*Data shown*.

-------

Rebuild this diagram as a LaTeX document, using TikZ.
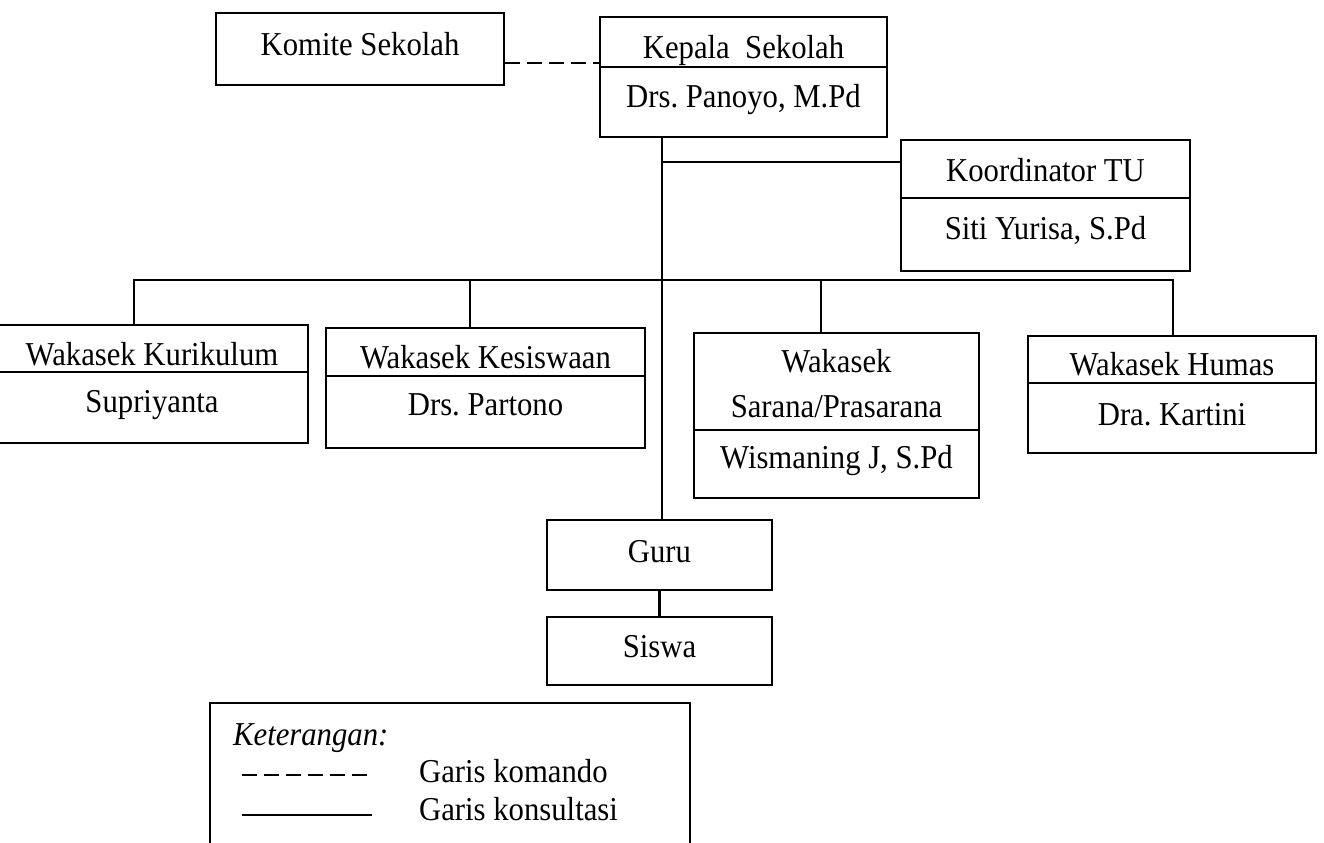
\documentclass[tikz,border=0pt]{standalone}
\usepackage{fontspec}
\setmainfont{Liberation Serif}[FakeStretch=0.92]
\usetikzlibrary{positioning}
\frenchspacing

\begin{document}
\begin{tikzpicture}[x=0.02cm,y=-0.02cm,line width=1.3pt,
    font=\fontsize{19pt}{23pt}\selectfont,
    box/.style={draw,inner sep=0pt},
    lbl/.style={anchor=base,inner sep=0pt},
    komando/.style={dash pattern=on 8.5pt off 4pt}]
  \clip (0,0) rectangle (1324,842);
  % boxes
  \node[box,minimum width=5.76cm,minimum height=1.44cm] (komite) at (360,49) {};
  \node[box,minimum width=5.74cm,minimum height=2.40cm] (kepala) at (743.5,77) {};
  \node[box,minimum width=5.78cm,minimum height=2.62cm] (koord) at (1045.5,205.5) {};
  \node[box,minimum width=6.24cm,minimum height=2.36cm] (kurikulum) at (152,384) {};
  \node[box,minimum width=6.38cm,minimum height=2.40cm] (kesiswaan) at (485.5,388) {};
  \node[box,minimum width=5.70cm,minimum height=3.30cm] (sarana) at (836.5,415.5) {};
  \node[box,minimum width=5.76cm,minimum height=2.34cm] (humas) at (1172,394.5) {};
  \node[box,minimum width=4.50cm,minimum height=1.40cm] (guru) at (659.5,555) {};
  \node[box,minimum width=4.50cm,minimum height=1.36cm] (siswa) [below=0.5cm of guru] {};
  \node[box,minimum width=9.60cm,minimum height=3.48cm] (legend) at (450,790) {};
  % dividers
  \draw (kepala.west |- 0,67) -- (kepala.east |- 0,67);
  \draw (koord.west |- 0,198) -- (koord.east |- 0,198);
  \draw (kurikulum.west |- 0,372) -- (kurikulum.east |- 0,372);
  \draw (kesiswaan.west |- 0,376) -- (kesiswaan.east |- 0,376);
  \draw (sarana.west |- 0,430) -- (sarana.east |- 0,430);
  \draw (humas.west |- 0,383) -- (humas.east |- 0,383);
  % texts
  \node[lbl] (komiteT) at (360,55) {Komite Sekolah};
  \node[lbl] (kepalaT) at (743.5,58) {Kepala\ \ Sekolah};
  \node[lbl] (kepalaN) at (743.5,107) {Drs. Panoyo, M.Pd};
  \node[lbl] (koordT) at (1045.5,181) {Koordinator TU};
  \node[lbl] (koordN) at (1045.5,239) {Siti Yurisa, S.Pd};
  \node[lbl] (kurikulumT) at (152,365) {Wakasek Kurikulum};
  \node[lbl] (kurikulumN) at (152,412) {Supriyanta};
  \node[lbl] (kesiswaanT) at (485.5,368) {Wakasek Kesiswaan};
  \node[lbl] (kesiswaanN) at (485.5,415) {Drs. Partono};
  \node[lbl] (saranaT) at (836.5,372) {Wakasek};
  \node[lbl] (saranaU) at (836.5,417) {Sarana/Prasarana};
  \node[lbl] (saranaN) at (836.5,468) {Wismaning J, S.Pd};
  \node[lbl] (humasT) at (1172,375) {Wakasek Humas};
  \node[lbl] (humasN) at (1172,425) {Dra. Kartini};
  \node[lbl] (guruT) at (659.5,562) {Guru};
  \node[lbl] (siswaT) at (659.5,657) {Siswa};
  % connectors
  \draw[komando] (komite.east |- 0,63) -- (kepala.west |- 0,63);
  \draw (guru.north -| 662,0) -- (kepala.south -| 662,0);
  \draw (662,162) -- (koord.west |- 0,162);
  \draw (kurikulum.north -| 134,0) -- (134,280) -- (1173,280) -- (humas.north -| 1173,0);
  \draw (470,280) -- (kesiswaan.north -| 470,0);
  \draw (821,280) -- (sarana.north -| 821,0);
  \draw (guru.south) -- (siswa.north);
  % legend
  \node[lbl,anchor=base west] (ket) at (232,745) {\itshape Keterangan:};
  \coordinate (kA) at (242,775);
  \coordinate (kB) at (367,775);
  \coordinate (sA) at (242,815);
  \coordinate (sB) at (372,815);
  \draw[komando] (kA) -- (kB);
  \draw (sA) -- (sB);
  \node[lbl,anchor=base west] (komandoT) at (418,782) {Garis komando};
  \node[lbl,anchor=base west] (konsulT) at (418,820) {Garis konsultasi};
\end{tikzpicture}
\end{document}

-------

*The problem*.
Pictures are to be left out; repeat all the remaining data exactly.

*Correct output*.
Rebuild this diagram as a LaTeX document, using TikZ.
\documentclass[tikz,border=0pt]{standalone}
\usepackage{fontspec}
\setmainfont{Liberation Serif}[FakeStretch=0.92]
\usetikzlibrary{positioning}
\frenchspacing

\begin{document}
\begin{tikzpicture}[x=0.02cm,y=-0.02cm,line width=1.3pt,
    font=\fontsize{19pt}{23pt}\selectfont,
    box/.style={draw,inner sep=0pt},
    lbl/.style={anchor=base,inner sep=0pt},
    komando/.style={dash pattern=on 8.5pt off 4pt}]
  \clip (0,0) rectangle (1324,842);
  % boxes
  \node[box,minimum width=5.76cm,minimum height=1.44cm] (komite) at (360,49) {};
  \node[box,minimum width=5.74cm,minimum height=2.40cm] (kepala) at (743.5,77) {};
  \node[box,minimum width=5.78cm,minimum height=2.62cm] (koord) at (1045.5,205.5) {};
  \node[box,minimum width=6.24cm,minimum height=2.36cm] (kurikulum) at (152,384) {};
  \node[box,minimum width=6.38cm,minimum height=2.40cm] (kesiswaan) at (485.5,388) {};
  \node[box,minimum width=5.70cm,minimum height=3.30cm] (sarana) at (836.5,415.5) {};
  \node[box,minimum width=5.76cm,minimum height=2.34cm] (humas) at (1172,394.5) {};
  \node[box,minimum width=4.50cm,minimum height=1.40cm] (guru) at (659.5,555) {};
  \node[box,minimum width=4.50cm,minimum height=1.36cm] (siswa) [below=0.5cm of guru] {};
  \node[box,minimum width=9.60cm,minimum height=3.48cm] (legend) at (450,790) {};
  % dividers
  \draw (kepala.west |- 0,67) -- (kepala.east |- 0,67);
  \draw (koord.west |- 0,198) -- (koord.east |- 0,198);
  \draw (kurikulum.west |- 0,372) -- (kurikulum.east |- 0,372);
  \draw (kesiswaan.west |- 0,376) -- (kesiswaan.east |- 0,376);
  \draw (sarana.west |- 0,430) -- (sarana.east |- 0,430);
  \draw (humas.west |- 0,383) -- (humas.east |- 0,383);
  % texts
  \node[lbl] (komiteT) at (360,55) {Komite Sekolah};
  \node[lbl] (kepalaT) at (743.5,58) {Kepala\ \ Sekolah};
  \node[lbl] (kepalaN) at (743.5,107) {Drs. Panoyo, M.Pd};
  \node[lbl] (koordT) at (1045.5,181) {Koordinator TU};
  \node[lbl] (koordN) at (1045.5,239) {Siti Yurisa, S.Pd};
  \node[lbl] (kurikulumT) at (152,365) {Wakasek Kurikulum};
  \node[lbl] (kurikulumN) at (152,412) {Supriyanta};
  \node[lbl] (kesiswaanT) at (485.5,368) {Wakasek Kesiswaan};
  \node[lbl] (kesiswaanN) at (485.5,415) {Drs. Partono};
  \node[lbl] (saranaT) at (836.5,372) {Wakasek};
  \node[lbl] (saranaU) at (836.5,417) {Sarana/Prasarana};
  \node[lbl] (saranaN) at (836.5,468) {Wismaning J, S.Pd};
  \node[lbl] (humasT) at (1172,375) {Wakasek Humas};
  \node[lbl] (humasN) at (1172,425) {Dra. Kartini};
  \node[lbl] (guruT) at (659.5,562) {Guru};
  \node[lbl] (siswaT) at (659.5,657) {Siswa};
  % connectors
  \draw[komando] (komite.east |- 0,63) -- (kepala.west |- 0,63);
  \draw (guru.north -| 662,0) -- (kepala.south -| 662,0);
  \draw (662,162) -- (koord.west |- 0,162);
  \draw (kurikulum.north -| 134,0) -- (134,280) -- (1173,280) -- (humas.north -| 1173,0);
  \draw (470,280) -- (kesiswaan.north -| 470,0);
  \draw (821,280) -- (sarana.north -| 821,0);
  \draw (guru.south) -- (siswa.north);
  % legend
  \node[lbl,anchor=base west] (ket) at (232,745) {\itshape Keterangan:};
  \coordinate (kA) at (242,775);
  \coordinate (kB) at (367,775);
  \coordinate (sA) at (242,815);
  \coordinate (sB) at (372,815);
  \draw[komando] (kA) -- (kB);
  \draw (sA) -- (sB);
  \node[lbl,anchor=base west] (komandoT) at (418,782) {Garis komando};
  \node[lbl,anchor=base west] (konsulT) at (418,820) {Garis konsultasi};
\end{tikzpicture}
\end{document}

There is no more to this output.